What follows is a short overview of that work. (If you are interested in reading the whole thing, drop me a note in the comments and I will send you our current draft.)
Brexit has raised very real fears of a return to political violence in Northern Ireland. Few predict that the level of violence will rise to that which characterized the worst of the period known as The Troubles. But events of the last few months have led to legitimate fear. Events like the detonation of a car bomb in front of a courthouse in Derry, the mailing of parcel bombs to commercial and military recruiting targets in Britain and Scotland, the discovery of arms caches along the border, and reports that armed dissident Republican groups are searching for old arms dumps left over from the last round of conflict.
Whether violence reignites or not, however, some things are already clear. Brexit has already done significant damage to the Good Friday Agreement, the 1998 peace settlement which ended The Troubles, and that damage has brought latent intergroup conflict back to the surface. Opposing sides have seized upon Brexit has a megaphone to amplify their preferred conflict narratives and political agendas.
The weakening of the GFA has critical implications for the further outworking of the peace process. First, no one wants to see a return to the scale of violence of the past, so the vitality of the peace process and the institutions which secure it are critical. But the institutions themselves were predicated on an assumption of common membership in the European Union. This eased the way both for cooperation between the British and Irish governments, and the governments of Northern Ireland and the Republic. The collapse of cross-border institutions puts the governing institutions of Northern Ireland at risk of a similar fate.
We also argue that Brexit threatens to undo the constructive ambiguity that is one of the key characteristics of the Good Friday Agreement. The GFA allowed all parties to claim the agreement had moved them closer to achieving their core goals.
Unionists were ensured that they would continue to play a role in self-government and could claim that the union with Britain was reaffirmed and secured from the threat of Irish unification. Nationalists could likewise claim that the agreement established a trajectory long-term Irish unification and gave them a share in governance they had not previously enjoyed. Key third parties, in particular the European Union, underwrote the agreement and its ambiguities, both politically and in material terms to the tune of nearly $2 billion through 2020 for ongoing peace building initiatives.
There is little to suggest that this was given any meaningful consideration in advance of the referendum or over the more than two years since.
In Northern Ireland, identity and territory and intimately linked, but the Good Friday Agreement lessened tensions by partially decoupling territory from identity.
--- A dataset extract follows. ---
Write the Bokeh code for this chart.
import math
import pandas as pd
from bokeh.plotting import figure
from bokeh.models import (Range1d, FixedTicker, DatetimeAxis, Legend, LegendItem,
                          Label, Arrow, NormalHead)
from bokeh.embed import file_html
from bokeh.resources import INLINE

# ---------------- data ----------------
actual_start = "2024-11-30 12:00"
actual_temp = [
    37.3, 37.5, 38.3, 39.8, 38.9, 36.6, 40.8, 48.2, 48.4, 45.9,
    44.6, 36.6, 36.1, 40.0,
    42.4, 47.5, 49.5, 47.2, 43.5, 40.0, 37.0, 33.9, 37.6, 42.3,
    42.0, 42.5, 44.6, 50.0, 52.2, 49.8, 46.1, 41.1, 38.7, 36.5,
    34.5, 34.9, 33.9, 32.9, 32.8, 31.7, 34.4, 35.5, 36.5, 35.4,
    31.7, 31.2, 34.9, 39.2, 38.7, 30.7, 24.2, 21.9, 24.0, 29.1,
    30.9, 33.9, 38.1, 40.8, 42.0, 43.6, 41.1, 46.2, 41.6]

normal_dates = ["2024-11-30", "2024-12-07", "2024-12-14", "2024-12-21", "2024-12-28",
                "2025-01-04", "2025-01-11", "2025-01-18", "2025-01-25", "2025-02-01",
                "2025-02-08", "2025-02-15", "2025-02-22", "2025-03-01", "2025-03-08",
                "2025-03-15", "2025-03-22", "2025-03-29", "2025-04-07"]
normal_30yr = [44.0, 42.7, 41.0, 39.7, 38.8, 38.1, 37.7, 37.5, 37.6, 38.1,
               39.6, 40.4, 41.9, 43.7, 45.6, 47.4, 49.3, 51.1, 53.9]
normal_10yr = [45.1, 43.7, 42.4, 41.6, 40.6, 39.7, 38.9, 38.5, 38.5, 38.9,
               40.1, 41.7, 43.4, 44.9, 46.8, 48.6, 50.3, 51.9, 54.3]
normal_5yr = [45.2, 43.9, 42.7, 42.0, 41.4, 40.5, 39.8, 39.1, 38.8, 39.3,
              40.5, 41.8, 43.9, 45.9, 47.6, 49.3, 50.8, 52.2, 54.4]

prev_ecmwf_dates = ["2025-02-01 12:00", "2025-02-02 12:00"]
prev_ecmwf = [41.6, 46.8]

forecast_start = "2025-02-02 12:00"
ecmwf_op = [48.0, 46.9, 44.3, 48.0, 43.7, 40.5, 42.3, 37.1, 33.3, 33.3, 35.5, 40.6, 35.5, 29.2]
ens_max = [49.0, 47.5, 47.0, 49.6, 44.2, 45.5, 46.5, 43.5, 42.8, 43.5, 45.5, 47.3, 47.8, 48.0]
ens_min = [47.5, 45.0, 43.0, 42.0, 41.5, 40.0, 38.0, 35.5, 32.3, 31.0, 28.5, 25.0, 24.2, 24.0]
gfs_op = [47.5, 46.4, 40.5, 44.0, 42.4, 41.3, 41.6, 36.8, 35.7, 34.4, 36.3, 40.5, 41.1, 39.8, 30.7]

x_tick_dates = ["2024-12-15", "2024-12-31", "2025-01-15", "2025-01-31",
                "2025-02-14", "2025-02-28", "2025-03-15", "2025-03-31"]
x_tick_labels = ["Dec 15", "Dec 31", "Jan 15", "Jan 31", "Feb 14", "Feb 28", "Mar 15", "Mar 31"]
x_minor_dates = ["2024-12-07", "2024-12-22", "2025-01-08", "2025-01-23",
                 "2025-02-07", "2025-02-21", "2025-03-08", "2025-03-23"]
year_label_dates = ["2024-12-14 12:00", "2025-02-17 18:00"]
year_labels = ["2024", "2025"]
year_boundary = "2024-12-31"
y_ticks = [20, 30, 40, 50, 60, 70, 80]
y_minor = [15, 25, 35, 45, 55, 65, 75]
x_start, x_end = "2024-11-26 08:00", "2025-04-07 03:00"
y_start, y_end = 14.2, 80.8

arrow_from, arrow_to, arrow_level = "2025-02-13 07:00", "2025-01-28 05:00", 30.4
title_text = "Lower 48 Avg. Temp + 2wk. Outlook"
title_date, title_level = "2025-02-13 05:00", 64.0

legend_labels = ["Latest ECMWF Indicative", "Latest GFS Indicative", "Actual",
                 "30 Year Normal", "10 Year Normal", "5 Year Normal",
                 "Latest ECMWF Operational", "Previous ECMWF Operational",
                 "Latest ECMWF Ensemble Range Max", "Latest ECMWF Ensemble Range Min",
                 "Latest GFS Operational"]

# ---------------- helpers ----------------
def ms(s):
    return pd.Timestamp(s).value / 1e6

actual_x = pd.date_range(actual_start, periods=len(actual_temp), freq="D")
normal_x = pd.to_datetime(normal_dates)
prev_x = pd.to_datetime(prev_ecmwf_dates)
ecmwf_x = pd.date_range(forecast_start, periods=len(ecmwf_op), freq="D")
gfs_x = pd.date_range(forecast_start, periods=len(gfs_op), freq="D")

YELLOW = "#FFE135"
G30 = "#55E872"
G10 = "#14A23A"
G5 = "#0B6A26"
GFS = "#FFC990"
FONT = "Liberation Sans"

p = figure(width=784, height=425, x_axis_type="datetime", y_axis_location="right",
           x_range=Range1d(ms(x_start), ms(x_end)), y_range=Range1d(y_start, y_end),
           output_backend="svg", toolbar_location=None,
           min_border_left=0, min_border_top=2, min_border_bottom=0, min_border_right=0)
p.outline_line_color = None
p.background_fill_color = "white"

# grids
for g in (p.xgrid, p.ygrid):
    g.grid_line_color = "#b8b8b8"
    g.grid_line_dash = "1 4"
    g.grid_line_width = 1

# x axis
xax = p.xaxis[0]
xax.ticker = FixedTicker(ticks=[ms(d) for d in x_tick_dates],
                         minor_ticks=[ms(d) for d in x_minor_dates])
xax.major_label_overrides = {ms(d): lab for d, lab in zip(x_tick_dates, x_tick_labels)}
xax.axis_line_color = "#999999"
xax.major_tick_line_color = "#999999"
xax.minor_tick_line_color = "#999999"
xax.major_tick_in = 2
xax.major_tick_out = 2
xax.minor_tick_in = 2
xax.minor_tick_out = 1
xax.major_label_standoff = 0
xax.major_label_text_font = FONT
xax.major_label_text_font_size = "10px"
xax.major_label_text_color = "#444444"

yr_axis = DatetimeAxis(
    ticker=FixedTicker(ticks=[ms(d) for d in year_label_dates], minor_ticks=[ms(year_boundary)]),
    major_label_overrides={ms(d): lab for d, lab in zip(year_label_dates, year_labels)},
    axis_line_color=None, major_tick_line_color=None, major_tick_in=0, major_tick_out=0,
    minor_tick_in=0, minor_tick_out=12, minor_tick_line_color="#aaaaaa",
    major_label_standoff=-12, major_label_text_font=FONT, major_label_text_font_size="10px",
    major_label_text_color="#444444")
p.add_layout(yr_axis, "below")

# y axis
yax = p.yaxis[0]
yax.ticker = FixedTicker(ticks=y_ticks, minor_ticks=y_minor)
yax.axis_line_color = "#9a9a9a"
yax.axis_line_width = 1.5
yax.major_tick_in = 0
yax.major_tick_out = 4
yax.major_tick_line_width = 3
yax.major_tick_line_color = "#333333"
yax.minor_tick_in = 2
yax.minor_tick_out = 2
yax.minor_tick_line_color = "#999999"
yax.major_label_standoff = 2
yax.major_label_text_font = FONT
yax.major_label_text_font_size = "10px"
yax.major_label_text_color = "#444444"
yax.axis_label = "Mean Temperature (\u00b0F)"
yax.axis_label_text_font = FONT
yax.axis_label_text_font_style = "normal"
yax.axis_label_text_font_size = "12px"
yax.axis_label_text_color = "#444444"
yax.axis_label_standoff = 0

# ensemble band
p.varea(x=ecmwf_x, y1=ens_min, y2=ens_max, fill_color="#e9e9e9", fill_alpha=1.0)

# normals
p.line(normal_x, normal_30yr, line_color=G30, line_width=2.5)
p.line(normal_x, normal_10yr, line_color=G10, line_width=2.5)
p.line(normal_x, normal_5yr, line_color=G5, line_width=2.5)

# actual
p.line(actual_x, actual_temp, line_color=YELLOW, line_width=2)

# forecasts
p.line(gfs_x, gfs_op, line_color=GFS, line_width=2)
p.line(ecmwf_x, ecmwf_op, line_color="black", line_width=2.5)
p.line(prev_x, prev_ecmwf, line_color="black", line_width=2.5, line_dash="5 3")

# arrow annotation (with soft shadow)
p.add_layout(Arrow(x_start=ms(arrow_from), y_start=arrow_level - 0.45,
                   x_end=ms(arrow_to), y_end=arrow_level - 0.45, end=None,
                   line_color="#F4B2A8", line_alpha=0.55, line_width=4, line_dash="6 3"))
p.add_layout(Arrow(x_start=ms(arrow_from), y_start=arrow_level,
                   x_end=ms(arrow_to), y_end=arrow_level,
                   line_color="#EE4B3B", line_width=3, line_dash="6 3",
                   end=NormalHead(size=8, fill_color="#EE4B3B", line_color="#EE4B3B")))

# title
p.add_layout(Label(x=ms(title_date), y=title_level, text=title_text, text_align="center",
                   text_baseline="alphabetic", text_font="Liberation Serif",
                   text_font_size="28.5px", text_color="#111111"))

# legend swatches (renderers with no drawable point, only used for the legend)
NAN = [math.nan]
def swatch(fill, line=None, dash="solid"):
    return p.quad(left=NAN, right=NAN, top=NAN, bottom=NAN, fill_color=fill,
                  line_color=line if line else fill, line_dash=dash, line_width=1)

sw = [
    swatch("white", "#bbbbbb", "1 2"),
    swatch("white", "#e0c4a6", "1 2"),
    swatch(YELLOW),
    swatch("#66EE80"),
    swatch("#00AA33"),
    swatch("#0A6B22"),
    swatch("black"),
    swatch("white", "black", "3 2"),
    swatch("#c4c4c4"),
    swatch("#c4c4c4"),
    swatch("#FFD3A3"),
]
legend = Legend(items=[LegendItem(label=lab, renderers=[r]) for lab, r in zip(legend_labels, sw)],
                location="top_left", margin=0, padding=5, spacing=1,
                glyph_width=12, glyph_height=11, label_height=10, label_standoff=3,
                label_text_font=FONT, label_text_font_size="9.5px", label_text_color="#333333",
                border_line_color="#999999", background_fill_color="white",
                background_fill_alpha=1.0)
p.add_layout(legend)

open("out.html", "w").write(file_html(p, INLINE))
Under the terms of the GFA, the people of Northern Ireland could choose to identify as British citizens, Irish citizens, or both. As long as the border between the North and the Republic was an invisible line on a map between territories sharing common European Union membership, this was an uncomplicated arrangement.
Brexit, however, requires a real border, with customs checks and immigration controls, and true territorial differentiation. The question of citizenship and identity has now become far more complicated.
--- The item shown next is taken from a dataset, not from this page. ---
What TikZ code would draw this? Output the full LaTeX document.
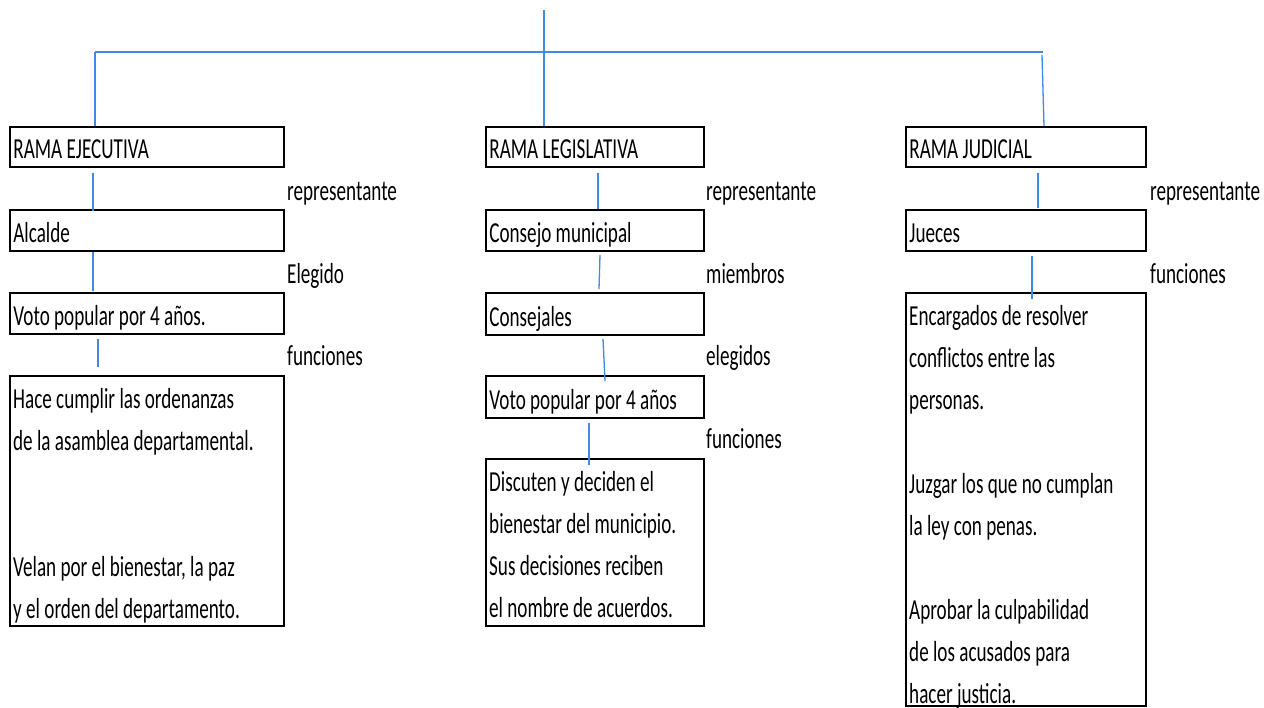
\documentclass[tikz,border=0pt]{standalone}
\usepackage{fontspec}
\setmainfont{Carlito}[FakeStretch=0.66]
\definecolor{lineblue}{RGB}{62,138,228}
\tikzset{
  conn/.style={draw=lineblue, line width=1.3pt},
  trunk/.style={draw=lineblue, line width=2pt},
  onebox/.style={draw=black, line width=1.8pt, anchor=north west, inner xsep=3.5pt, inner ysep=0pt,
    text depth=8pt, align=flush left, font=\fontsize{29}{42}\selectfont},
  bigbox/.style={draw=black, line width=1.8pt, anchor=north west, inner sep=0pt},
  boxtext/.style={anchor=north west, inner sep=0pt, align=left, font=\fontsize{29}{42}\selectfont},
  lbl/.style={anchor=base west, inner sep=0pt, font=\fontsize{29}{42}\selectfont}
}
\begin{document}
\begin{tikzpicture}[x=1pt,y=-1pt]
\useasboundingbox[fill=white] (0,0) rectangle (1264,707);
% ---- left column
\node[onebox, minimum width=274pt, text width=267pt, text height=32pt] (ej) at (9,126) {RAMA EJECUTIVA};
\node[onebox, minimum width=274pt, text width=267pt, text height=33pt] (alc) at (9,209) {Alcalde};
\node[onebox, minimum width=274pt, text width=267pt, text height=33pt] (vot) at (9,292) {Voto popular\ por 4 años.};
\node[bigbox, minimum width=274pt, minimum height=250pt] (fun) at (9,375) {};
\node[boxtext] (funt) at (13,378.6) {\strut Hace cumplir las ordenanzas\\ de la asamblea departamental.\\[84pt] Velan por el bienestar, la paz\\ y el orden del departamento.};
\node[lbl] (l1) at (287,200) {representante};
\node[lbl] (l2) at (287,283) {Elegido};
\node[lbl] (l3) at (287,365) {funciones};
% ---- middle column
\node[onebox, minimum width=218pt, text width=211pt, text height=32pt] (leg) at (485,126) {RAMA LEGISLATIVA};
\node[onebox, minimum width=218pt, text width=211pt, text height=33pt] (con) at (485,209) {Consejo municipal};
\node[onebox, minimum width=218pt, text width=211pt, text height=34pt] (cjs) at (485,292) {Consejales};
\node[onebox, minimum width=218pt, text width=211pt, text height=34pt] (vot2) at (485,375) {Voto popular por 4 años};
\node[bigbox, minimum width=218pt, minimum height=167pt] (dis) at (485,458) {};
\node[boxtext] (dist) at (489,461.6) {\strut Discuten y deciden el\\ bienestar del municipio.\\ Sus decisiones reciben\\ el nombre de acuerdos.};
\node[lbl] (m1) at (706,200) {representante};
\node[lbl] (m2) at (706,283) {miembros};
\node[lbl] (m3) at (706,365) {elegidos};
\node[lbl] (m4) at (706,448) {funciones};
% ---- right column
\node[onebox, minimum width=240pt, text width=233pt, text height=32pt] (jud) at (905,126) {RAMA JUDICIAL};
\node[onebox, minimum width=240pt, text width=233pt, text height=33pt] (jue) at (905,209) {Jueces};
\node[bigbox, minimum width=240pt, minimum height=413pt] (fj) at (905,292) {};
\node[boxtext] (fjt) at (909,295.6) {\strut Encargados de resolver\\ conflictos entre las\\ personas.\\[42pt] Juzgar los que no cumplan\\ la ley con penas.\\[42pt] Aprobar la culpabilidad\\ de los acusados para\\ hacer justicia.};
\node[lbl] (r1) at (1150,200) {representante};
\node[lbl] (r2) at (1150,283) {funciones};
% ---- top tree
\coordinate (top) at (544,10);
\coordinate (hl) at (95,52);
\coordinate (hr) at (1043,52);
\coordinate (hr2) at (1042,55);
\draw[trunk] (hl) -- (hr);
\draw[conn] (top) -- ([xshift=59pt]leg.north west);
\draw[conn] (hl) -- ([xshift=86pt]ej.north west);
\draw[conn] (hr2) -- ([xshift=139pt]jud.north west);
% ---- connectors left
\draw[conn] ([xshift=84pt,yshift=-5pt]ej.south west) -- ([xshift=84pt,yshift=-2pt]alc.north west);
\draw[conn] ([xshift=84pt]alc.south west) -- ([xshift=84pt,yshift=1pt]vot.north west);
\draw[conn] ([xshift=89pt,yshift=-4pt]vot.south west) -- ([xshift=89pt,yshift=8pt]fun.north west);
% ---- connectors middle
\draw[conn] ([xshift=113pt,yshift=-5pt]leg.south west) -- ([xshift=113pt]con.north west);
\draw[conn] ([xshift=115pt,yshift=-3pt]con.south west) -- ([xshift=114pt,yshift=3pt]cjs.north west);
\draw[conn] ([xshift=118pt,yshift=-3pt]cjs.south west) -- ([xshift=120pt,yshift=-6pt]vot2.north west);
\draw[conn] ([xshift=104pt,yshift=-4pt]vot2.south west) -- ([xshift=104pt,yshift=-7pt]dis.north west);
% ---- connectors right
\draw[conn] ([xshift=133pt,yshift=-5pt]jud.south west) -- ([xshift=133pt,yshift=1pt]jue.north west);
\draw[conn] ([xshift=127pt,yshift=-4pt]jue.south west) -- ([xshift=127pt,yshift=-7pt]fj.north west);
\end{tikzpicture}
\end{document}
When Northern Ireland voted in the 2016 referendum, the Remain position won an overall majority even as Unionists voted overwhelmingly for Leave. Supporters of Nationalist parties voted just as overwhelmingly for Remain. More significantly, the seven voting constituencies that went for Leave in 2016 are dominated both by British identity and Unionist political sentiment.
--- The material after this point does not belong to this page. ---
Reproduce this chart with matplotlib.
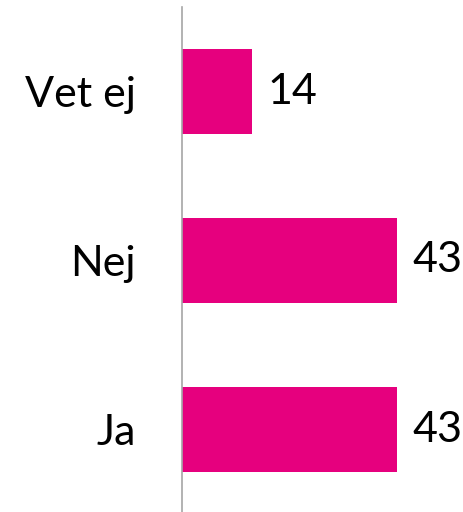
import matplotlib.pyplot as plt

# Datos
categorias = ['Ja', 'Nej', 'Vet ej']
valores = [43, 43, 14]

plt.rcParams['font.family'] = ['Lato', 'DejaVu Sans']

fig = plt.figure(figsize=(4.64, 5.12), dpi=100)
ax = fig.add_axes([182 / 464, -2 / 512, 1 - 182 / 464, 507 / 512])

barras = ax.barh(categorias, valores, height=0.5, color='#E6007E')
ax.set_ylim(-0.5, 2.5)
ax.set_xlim(0, 56.5)

# Etiquetas de valor
for barra, v in zip(barras, valores):
    ax.text(v + 3.1, barra.get_y() + barra.get_height() / 2, str(v),
            va='center', ha='left', fontsize=31, color='black')

for lado in ['top', 'right', 'bottom']:
    ax.spines[lado].set_visible(False)
ax.spines['left'].set_color('#a6a6a6')
ax.spines['left'].set_linewidth(1.2)

ax.set_xticks([])
ax.tick_params(axis='y', length=0, pad=33, labelsize=31)

fig.savefig('out.png', dpi=100)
The Democratic Unionist Party, which has enjoyed considerable leverage over Brexit policy, and has used that leverage to insist that the border between Northern Ireland and the Irish Republic be a real, meaningful one. They, and other Unionist and Loyalist parties and activists, have seized upon Brexit as an opportunity to reassert their identity as British, to harden the impediments to Irish unification, and to break the Good Friday Agreement institutions that allow for Irish involvement in Northern affairs.
For their part, Irish Republican dissidents have similarly used Brexit to advance their political narrative and agenda. As rivals to the mainstream Republican movement led by Sinn Fein, the dissident groups see Brexit as an opportunity, a politically valuable reminder of the reality of Irish partition and Sinn Fein’s failure to overturn it. They welcome the turmoil that Brexit has brought to British politics, arguing that anything that damages the UK is to be welcomed. And, by making questions of Irish unification and sovereignty relevant again, Brexit allows the dissident groups to reclaim the revolutionary Republican credentials that Sinn Fein has abandoned.
The dissidents also recognize that Brexit, especially if it leads to the reimposition of a “hard border” between the North and the Republic with accompanying physical infrastructure of border posts and customs checkpoints, will serve as a provocation that advances both their narrative and their interests. As a visible sign of partition and foreign occupation, a hard border will potentially boost dissident recruiting, And such infrastructure, and the personnel tasked with manning it, will become targets for armed groups.
So what’s the bottom line? Here are our takeaways:
- Territory and identity are fundamentally intertwined in Northern Ireland.
- Brexit, by forcing the territorial question back to the fore in the form of debate over the status of the border, has reinvigorated what had been mostly latent identity-based conflict.
- Contending groups have leveraged Brexit to advance their preferred conflict narratives and policy agendas.
- Brexit, and the territorial-identity conflict it has revived, has already damaged the peace process, even without a return to war.